Picking up on this last point provides the perfect basis to ask whether statistics functions more as a tool than as a stand-alone science. To better assess this, it is beneficial to first recap the scientific approach. Scientific endeavor, irrespective of discipline, adheres for the most part to a single, stepwise paradigm: (1) pick an interesting phenomenon, (2) generate a set of hypotheses and make specific predictions under each, (3) gather data (whether experimental or natural) to test these, (4) analyze this data, and (5) draw conclusions and speculations from the results. So the ‘tool’ rather than ‘stand-alone science’ argument stems from the idea that the field (Statistics) constitutes but one step (4) of this paradigm, rather than the entire paradigm being applicable to the field! In other words, before choosing the right kind of test or model (4), it is imperative to know what it is to be tested (1-3)! This may largely depend on the skill with which facts are handled to generate questions, or testable hypotheses.

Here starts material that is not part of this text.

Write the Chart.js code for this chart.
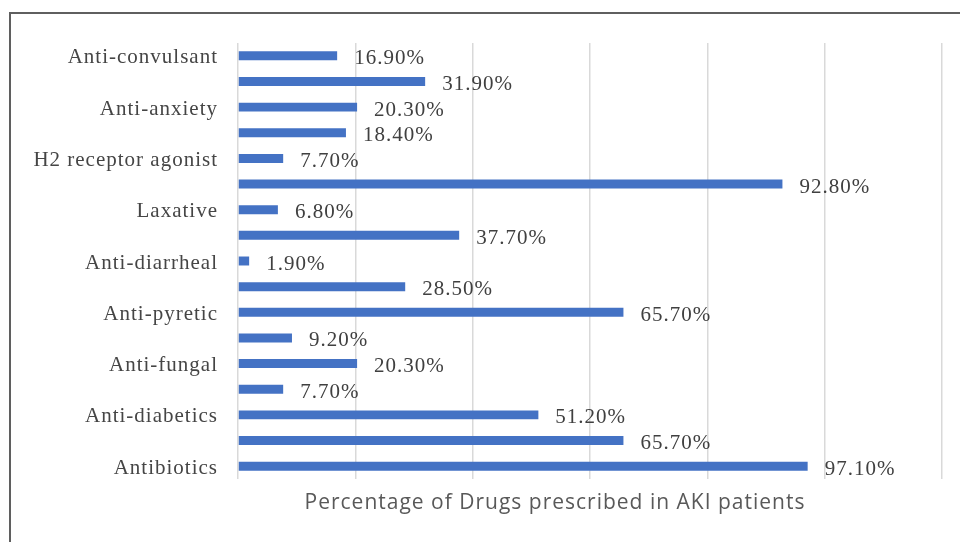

Yet scientific phenomena are seldom set in stone. For instance, new postulates are constantly being added even to well-established theories like natural selection, based on exploratory studies of hitherto poorly understood systems. To better understand such novel systems, researchers have to abandon the step-wise paradigm, and ‘boldly go where no one has gone before’. So they resort to throwing the kitchen’s sink, or assessing the impact of several possible factors that might affect an outcome, rather than designing and testing specific statistical equations (or models) that are constructed based on informed hypotheses. For instance, say that a completely novel infectious pathogen has recently been isolated from some animals within a wildlife population. Without any prior information on the pathogen, it is impossible to construct specific hypotheses. Instead, investigators would have to ‘explore’ a wide variety of possibilities – environmental infection, types of contact with other animals, potential insect carriers or transmitters, to name a few -- that may have influenced the outcome of why some individuals were infected and others were not. In such cases, statistical analysis, rather than being informed by hypothesis construction, actually facilitates subsequent hypothesis construction that may be more generally applicable to similar types of pathogens and wildlife populations in the future. But does that swing the pendulum back in the direction of statistics holding its ground as a unique science? Only if the definition: “Statistics: the science of throwing the kitchen’s sink” has a serious ring to it! Here statistics ventures into the art realm. Still functioning as a tool, statistical knowledge in such contexts additionally involves the skill with which a researcher decides how best to represent the effects of an entire suite of characteristics that may affect a desired outcome. Diagnostic plots, graphs, and charts that help better visualize what is going on will precede mathematical equations and models. These are constructed much later and after some basic knowledge about the system is gleaned.

          In both the above-described approaches, the tool-rather-than-stand-alone-science argument does have a strong case. Yet rather than just solving equations or manipulating numbers like mathematicians, Statisticians have to, at some juncture, take a couple of steps back to formulate the equations themselves. So concluding that statistical knowledge is more of a tool does not in any way belie its significance (pun intended). This set of tools are unique in that they don’t merely involve being proficient with numbers, possessing a strong background in mathematics, or being skilled at coding in Python or R. It is, in equal if not greater measure, about possessing adequate scientific knowledge about a study-system, the skill of hypothesis construction, and the art of handling scientific novelty. Just as it is difficult to see statistics standing on its own without testable scientific phenomena, doing good science is also inextricably linked to embracing the means-to-an-end numbers game.